Gedeon has shared museum spaces with other arts organizations, including Ballet Vero Beach, the Atlantic Classical Orchestra’s chamber series and Vero Beach Opera’s opera studies program.
And its longtime roommate, the Vero Beach Art Club, is finally content in new digs near the museum’s education wing after resisting the suggestion of Gedeon and the board to move out of the administration complex.
“Turns out they were right,” says the club’s former president, Sue Dinenno. “It’s a much better location for us. We have arrived at a peaceful place with the museum, which was always our desire.

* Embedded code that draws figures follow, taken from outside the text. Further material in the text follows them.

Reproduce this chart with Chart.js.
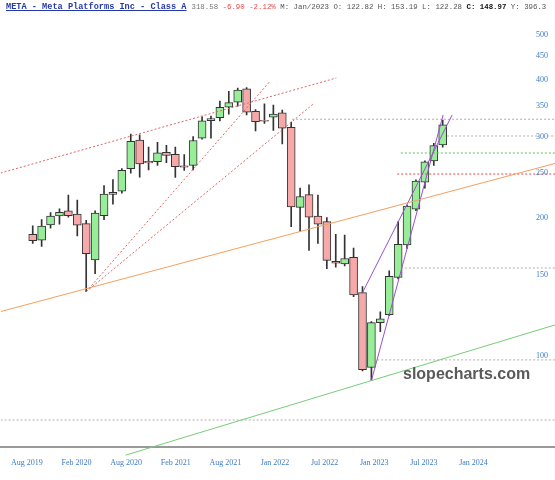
<!DOCTYPE html>
<html>
<head>
<meta charset="utf-8">
<style>
  html, body { margin: 0; padding: 0; background: #ffffff; }
</style>
</head>
<body>
<canvas id="chart" width="555" height="480"></canvas>
<script src="https://cdn.jsdelivr.net/npm/chart.js@4.4.1/dist/chart.umd.min.js"></script>
<script>
/* ======================================================
   Datos: velas mensuales META (Sep 2019 - Jul 2023)
====================================================== */
const months = [
  'Sep 2019', 'Oct 2019', 'Nov 2019', 'Dec 2019',
  'Jan 2020', 'Feb 2020', 'Mar 2020', 'Apr 2020', 'May 2020', 'Jun 2020',
  'Jul 2020', 'Aug 2020', 'Sep 2020', 'Oct 2020', 'Nov 2020', 'Dec 2020',
  'Jan 2021', 'Feb 2021', 'Mar 2021', 'Apr 2021', 'May 2021', 'Jun 2021',
  'Jul 2021', 'Aug 2021', 'Sep 2021', 'Oct 2021', 'Nov 2021', 'Dec 2021',
  'Jan 2022', 'Feb 2022', 'Mar 2022', 'Apr 2022', 'May 2022', 'Jun 2022',
  'Jul 2022', 'Aug 2022', 'Sep 2022', 'Oct 2022', 'Nov 2022', 'Dec 2022',
  'Jan 2023', 'Feb 2023', 'Mar 2023', 'Apr 2023', 'May 2023', 'Jun 2023',
  'Jul 2023'
];
const opens = [
  184.0, 178.5, 192.9, 201.8,
  206.8, 203.5, 194.0, 161.8, 202.0, 224.6,
  228.5, 255.8, 295.0, 265.4, 265.0, 277.7,
  274.8, 259.5, 260.0, 298.0, 325.5, 330.2,
  348.0, 357.0, 382.0, 341.0, 326.0, 331.0,
  338.3, 314.5, 210.6, 224.5, 201.6, 196.0,
  160.6, 158.5, 163.8, 137.2, 94.3, 118.1,
  122.8, 148.2, 174.3, 208.7, 239.0, 265.8,
  288.0
];
const highs = [
  192.0, 198.1, 205.0, 209.0,
  223.9, 218.4, 197.2, 207.0, 235.0, 242.0,
  255.9, 304.0, 303.0, 285.0, 292.0, 287.4,
  285.1, 274.3, 300.5, 331.8, 333.0, 358.8,
  377.0, 383.0, 384.3, 344.0, 354.0, 352.0,
  343.1, 323.2, 232.0, 235.7, 224.0, 200.0,
  183.9, 183.3, 171.6, 141.4, 118.7, 124.7,
  153.2, 196.0, 213.0, 241.7, 265.9, 290.3,
  326.2
];
const lows = [
  175.7, 173.1, 189.6, 193.5,
  200.5, 182.4, 137.9, 151.0, 198.0, 214.0,
  226.0, 250.0, 245.0, 254.0, 260.0, 263.6,
  244.6, 253.5, 254.0, 296.6, 298.0, 325.0,
  336.0, 350.0, 334.9, 309.0, 321.0, 310.0,
  289.4, 191.0, 186.5, 169.7, 175.7, 154.8,
  156.0, 157.0, 134.4, 92.6, 88.2, 112.8,
  122.3, 147.1, 171.4, 207.1, 232.0, 260.0,
  284.9
];
const closes = [
  178.1, 191.7, 201.6, 205.3,
  201.9, 192.5, 166.8, 204.7, 225.1, 227.1,
  253.7, 293.2, 261.9, 263.1, 277.0, 273.2,
  258.3, 257.6, 294.5, 325.1, 328.7, 347.7,
  356.3, 379.4, 339.4, 323.6, 324.5, 336.4,
  313.3, 211.0, 222.4, 200.5, 193.6, 161.3,
  159.1, 162.9, 135.7, 93.2, 118.1, 120.3,
  149.0, 174.9, 211.9, 240.3, 264.7, 287.0,
  318.6
];

/* Etiquetas de ejes */
const xTickLabels = [
  'Aug 2019', 'Feb 2020', 'Aug 2020', 'Feb 2021', 'Aug 2021',
  'Jan 2022', 'Jul 2022', 'Jan 2023', 'Jul 2023', 'Jan 2024'
];
const yTickValues = [100, 150, 200, 250, 300, 350, 400, 450, 500];

/* Líneas de tendencia: [índice de vela, precio] */
const upperChannel = [[-3.6, 250.2], [34.06, 403.1]];
const fanSteep = [[6, 137.9], [26.55, 395.0]];
const fanShallow = [[6, 137.9], [31.48, 353.8]];
const longSupport = [[-3.6, 124.8], [58.6, 262.5]];
const lowerSupport = [[10.42, 60.7], [58.6, 116.7]];
const rallyFromOpen = [[37, 137.2], [47.06, 334.9]];
const rallyFromLow = [[38, 88.2], [46.05, 334.9]];

/* Niveles horizontales: [índice inicial, precio] */
const grayLevels = [[29.1, 327.7], [46.5, 301.3], [41.3, 155.3], [38.2, 97.9], [-3.6, 72.4]];
const greenLevel = [41.3, 276.6];
const redLevel = [40.9, 248.9];

/* ======================================================
   Configuración visual
====================================================== */
const X_MIN = -3.585;
const X_MAX = 58.6;
const UP_FILL = '#98ee98';
const DOWN_FILL = '#f7a9a9';
const EDGE = '#333333';
const AXIS_BLUE = '#3d7cc4';
const AXIS_FONT = { family: "'Liberation Serif', serif", size: 8 };

function segment(points) {
  return points.map(([x, y]) => ({ x, y }));
}

function levelSegment([start, price]) {
  return [{ x: start, y: price }, { x: X_MAX, y: price }];
}

function lineDataset(data, color, dash = [], extra = {}) {
  return {
    type: 'line',
    data,
    borderColor: color,
    borderWidth: 1,
    borderDash: dash,
    pointRadius: 0,
    fill: false,
    tension: 0,
    order: 0,
    ...extra
  };
}

/* ======================================================
   Plugin: cabecera y marca de agua
====================================================== */
const headerPlugin = {
  id: 'header',
  afterDraw(chart) {
    const { ctx } = chart;
    ctx.save();
    ctx.textBaseline = 'alphabetic';

    let x = 6;
    const y = 9;
    ctx.font = "bold 8.6px 'Liberation Mono', monospace";
    ctx.fillStyle = '#2639a8';
    const title = 'META - Meta Platforms Inc - Class A';
    ctx.fillText(title, x, y);
    const tw = ctx.measureText(title).width;
    ctx.fillRect(x, y + 1, tw, 1);
    x += tw + 5;

    const parts = [
      { text: '318.58 ', color: '#777777', bold: false },
      { text: '-6.90 -2.12% ', color: '#e04848', bold: false },
      { text: 'M: Jan/2023 O: 122.82 H: 153.19 L: 122.28 ', color: '#555555', bold: false },
      { text: 'C: 148.97', color: '#111111', bold: true },
      { text: ' Y: 396.3', color: '#555555', bold: false }
    ];
    parts.forEach(p => {
      ctx.font = (p.bold ? 'bold ' : '') + "7.4px 'Liberation Mono', monospace";
      ctx.fillStyle = p.color;
      ctx.fillText(p.text, x, y);
      x += ctx.measureText(p.text).width;
    });

    ctx.font = "bold 16px 'Liberation Sans', sans-serif";
    ctx.fillStyle = '#5a5a5a';
    ctx.fillText('slopecharts.com', 403, 379);
    ctx.restore();
  }
};

/* ======================================================
   Gráfica
====================================================== */
const bodies = months.map((m, i) => ({ x: i, y: [opens[i], closes[i]] }));
const wicks = months.map((m, i) => ({ x: i, y: [lows[i], highs[i]] }));
const bodyColors = months.map((m, i) => (closes[i] >= opens[i] ? UP_FILL : DOWN_FILL));

new Chart(document.getElementById('chart'), {
  type: 'bar',
  data: {
    datasets: [
      {
        label: 'wick',
        data: wicks,
        backgroundColor: EDGE,
        borderWidth: 0,
        barThickness: 1,
        grouped: false,
        order: 3
      },
      {
        label: 'body',
        data: bodies,
        backgroundColor: bodyColors,
        borderColor: EDGE,
        borderWidth: 1,
        borderSkipped: false,
        barThickness: 8,
        grouped: false,
        order: 2
      },
      lineDataset(segment(upperChannel), '#e06464', [2, 2]),
      lineDataset(segment(fanSteep), '#e06464', [2, 2]),
      lineDataset(segment(fanShallow), '#e06464', [2, 2]),
      lineDataset(segment(longSupport), '#f2a060'),
      lineDataset(segment(lowerSupport), '#77cc77', [], { clip: { left: 0, top: 0, right: 0, bottom: 12 } }),
      lineDataset(segment(rallyFromOpen), '#9a4fd0'),
      lineDataset(segment(rallyFromLow), '#9a4fd0'),
      ...grayLevels.map(l => lineDataset(levelSegment(l), '#b0b0b0', [2, 2])),
      lineDataset(levelSegment(greenLevel), '#5cbf5c', [2, 2]),
      lineDataset(levelSegment(redLevel), '#e04848', [2, 2])
    ]
  },
  options: {
    responsive: false,
    animation: false,
    events: [],
    layout: { padding: 0, autoPadding: false },
    plugins: {
      legend: { display: false },
      tooltip: { enabled: false }
    },
    scales: {
      x: {
        type: 'linear',
        min: X_MIN,
        max: X_MAX,
        bounds: 'data',
        offset: false,
        grid: { offset: false },
        display: false
      },
      xl: {
        type: 'linear',
        position: 'bottom',
        min: -0.527,
        max: 10.642,
        bounds: 'data',
        offset: false,
        afterBuildTicks(scale) {
          scale.ticks = xTickLabels.map((t, k) => ({ value: k }));
        },
        afterFit(scale) {
          scale.height = 33;
        },
        ticks: {
          autoSkip: false,
          maxRotation: 0,
          padding: 11,
          color: AXIS_BLUE,
          font: AXIS_FONT,
          callback: (v, idx) => xTickLabels[idx]
        },
        grid: { display: false, drawTicks: false, offset: false },
        border: { display: true, color: '#999999', width: 2 }
      },
      y: {
        type: 'logarithmic',
        position: 'right',
        min: 63.23,
        max: 596.3,
        bounds: 'data',
        afterBuildTicks(scale) {
          scale.ticks = yTickValues.map(v => ({ value: v }));
        },
        afterFit(scale) {
          scale.width = 0;
        },
        ticks: {
          mirror: true,
          padding: -7,
          color: AXIS_BLUE,
          font: AXIS_FONT,
          callback: v => String(v)
        },
        grid: { display: false, drawTicks: false },
        border: { display: false }
      }
    }
  },
  plugins: [headerPlugin]
});
</script>
</body>
</html>
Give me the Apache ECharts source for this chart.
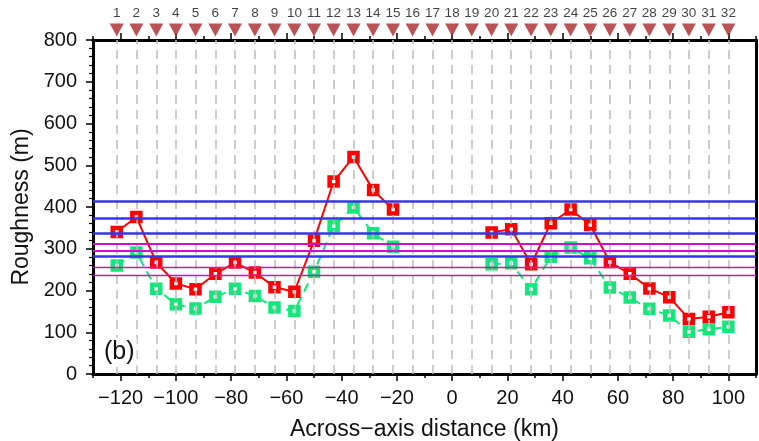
<!DOCTYPE html>
<html><head><meta charset="utf-8">
<script src="https://cdn.jsdelivr.net/npm/echarts@6/dist/echarts.min.js"></script>
<style>html,body{margin:0;padding:0;background:#fff}#c{width:759px;height:441px}</style>
</head><body><div id="c"></div>
<script>
const stationNo = [1,2,3,4,5,6,7,8,9,10,11,12,13,14,15,16,17,18,19,20,21,22,23,24,25,26,27,28,29,30,31,32];
const stationX = [-121.4,-114.3,-107.1,-100,-92.9,-85.7,-78.6,-71.4,-64.3,-57.1,-50,-42.9,-35.7,-28.6,-21.4,-14.3,-7.1,0,7.1,14.3,21.4,28.6,35.7,42.9,50,57.1,64.3,71.4,78.6,85.7,92.9,100];
const redValues = [340,376,267,217,203,240,267,243,208,197,319,461,520,441,394,null,null,null,null,339,347,263,361,394,357,268,240,205,184,132,137,148];
const greenValues = [260,291,204,167,157,185,204,187,159,151,245,354,399,337,305,null,null,null,null,263,265,203,281,303,277,207,183,156,140,101,107,113];
const blueLevels = [414,373,337,283];
const magentaThick = [311,295];
const magentaThin = [255,237];
const xMajorTicks = [-120,-100,-80,-60,-40,-20,0,20,40,60,80,100];
const panelLabel = '(b)';

const FONT = "'Liberation Sans', Arial, Helvetica, sans-serif";
const pairs = vals => stationX.map((x,i)=>[x, vals[i]]);
const fmtMinus = v => String(v).replace('-', '\u2212');

const chart = echarts.init(document.getElementById('c'));
const hl = (vals, color, width) => vals.map(v => ({yAxis: v, lineStyle: {color: color, width: width, type: 'solid'}}));
const frameLine = {show: true, onZero: false, lineStyle: {color: '#000', width: 3}};

chart.setOption({
  animation: false,
  textStyle: {fontFamily: FONT},
  grid: [
    {left: 93, right: 3, top: 40, bottom: 67, containLabel: false, outerBoundsMode: 'none'},
    {left: 93, right: 3, top: 20, height: 20, outerBoundsMode: 'none'}
  ],
  xAxis: [
    {gridIndex: 0, type: 'value', min: -130, max: 110, interval: 10, position: 'bottom',
     axisLine: frameLine,
     axisTick: {show: true, inside: false, length: 4, lineStyle: {color: '#000', width: 1.5}},
     axisLabel: {show: false}, splitLine: {show: false},
     name: 'Across\u2212axis distance (km)', nameLocation: 'middle', nameGap: 44,
     nameTextStyle: {fontSize: 23, color: '#111', fontFamily: FONT}},
    {gridIndex: 0, type: 'value', min: -130, max: 110, position: 'bottom',
     axisLine: {show: false, onZero: false},
     axisTick: {show: true, length: 7, customValues: xMajorTicks, lineStyle: {color: '#000', width: 1.5}},
     axisLabel: {show: true, customValues: xMajorTicks, formatter: fmtMinus, fontSize: 20, color: '#111', margin: 14, fontFamily: FONT},
     splitLine: {show: false}},
    {gridIndex: 0, type: 'value', min: -130, max: 110, interval: 10, position: 'top',
     axisLine: frameLine,
     axisTick: {show: true, length: 4, lineStyle: {color: '#000', width: 1.5}},
     axisLabel: {show: false}, splitLine: {show: false}},
    {gridIndex: 0, type: 'value', min: -130, max: 110, position: 'top',
     axisLine: {show: false, onZero: false},
     axisTick: {show: true, length: 7, customValues: xMajorTicks, lineStyle: {color: '#000', width: 1.5}},
     axisLabel: {show: false}, splitLine: {show: false}},
    {gridIndex: 1, type: 'value', min: -130, max: 110, show: false}
  ],
  yAxis: [
    {gridIndex: 0, type: 'value', min: 0, max: 800, interval: 100, position: 'left',
     axisLine: frameLine,
     axisTick: {show: true, length: 7, lineStyle: {color: '#000', width: 1.5}},
     minorTick: {show: true, splitNumber: 5, length: 4, lineStyle: {color: '#000', width: 1.2}},
     axisLabel: {fontSize: 20, color: '#111', margin: 16, fontFamily: FONT},
     splitLine: {show: false},
     name: 'Roughness (m)', nameLocation: 'middle', nameGap: 58,
     nameTextStyle: {fontSize: 23, color: '#111', fontFamily: FONT}},
    {gridIndex: 0, type: 'value', min: 0, max: 800, position: 'right',
     axisLine: frameLine,
     axisTick: {show: false}, axisLabel: {show: false}, splitLine: {show: false}},
    {gridIndex: 1, type: 'value', min: 0, max: 1, show: false}
  ],
  series: [
    {type: 'line', xAxisIndex: 0, yAxisIndex: 0, data: [], z: 1, silent: true,
     markLine: {silent: true, symbol: 'none', label: {show: false}, animation: false,
       lineStyle: {color: '#bdbdbd', width: 1.5, type: [9, 6]},
       data: stationX.map(x => ({xAxis: x}))}},
    {type: 'line', xAxisIndex: 0, yAxisIndex: 0, data: [], z: 2, silent: true,
     markLine: {silent: true, symbol: 'none', label: {show: false}, animation: false,
       data: [].concat(hl(magentaThick, '#cc11cc', 2.2), hl(magentaThin, '#cc11cc', 1.4), hl(blueLevels, '#3535ee', 2.6))}},
    {name: 'green', type: 'line', xAxisIndex: 0, yAxisIndex: 0, data: pairs(greenValues), z: 3,
     connectNulls: false, symbol: 'rect', symbolSize: 8,
     lineStyle: {color: '#14e67a', width: 2, type: [9, 6]},
     itemStyle: {color: '#ffffff', borderColor: '#14e67a', borderWidth: 4.5}},
    {name: 'red', type: 'line', xAxisIndex: 0, yAxisIndex: 0, data: pairs(redValues), z: 4,
     connectNulls: false, symbol: 'rect', symbolSize: 8,
     lineStyle: {color: '#ff0000', width: 2},
     itemStyle: {color: '#ffffff', borderColor: '#ff0000', borderWidth: 4.5}},
    {name: 'stations', type: 'scatter', xAxisIndex: 4, yAxisIndex: 2, z: 5,
     data: stationX.map((x,i) => ({value: [x, 0.5], name: String(stationNo[i])})),
     symbol: 'path://M0,0 L14,0 L7,13 Z', symbolSize: [14, 13],
     itemStyle: {color: '#a8282a'},
     label: {show: true, position: 'top', distance: 3, formatter: p => p.name, fontSize: 13.5, color: '#111', fontFamily: FONT}}
  ],
  graphic: [
    {type: 'text', left: 102, top: 338, z: 100,
     style: {text: panelLabel, fontSize: 25, fill: '#111', fontFamily: FONT, backgroundColor: '#fff', padding: [2, 2, 2, 2]}}
  ]
});
</script></body></html>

“I spoke with Cindy on Friday and told her how sorry I was that she was retiring,” she added. “She’s done a wonderful job of growing the museum and increasing its prestige around the state, which in turn has benefitted the Art Club.”
Vero Beach City Manager Jim O’Connor has worked frequently with Gedeon, particularly during the expansion.
“She is one of those folks that live and breathe their business, and her husband being an artist contributes to that,” he says.
He and his wife, Sherry, have been close friends with Gedeon and Sprout since the O’Connors came to town five years ago and Gedeon “took us under her wing.” They are a regular foursome at Polo Grill, her favorite restaurant, O’Connor says.
The O’Connors go frequently to the Thursday night outdoor jazz concerts at the museum – another innovation under Gedeon. And they go to educational events.
“Cindy got us involved in going to the lectures when they have new exhibits,” he says. “It’s one of those things we would have passed over and not done, but we really enjoy it. It’s a totally different feeling from going in and just reading the brochure.”
As for Gedeon and Sprout, they will remain in Vero. “It’s an amazing little town and we’ve grown to love it.”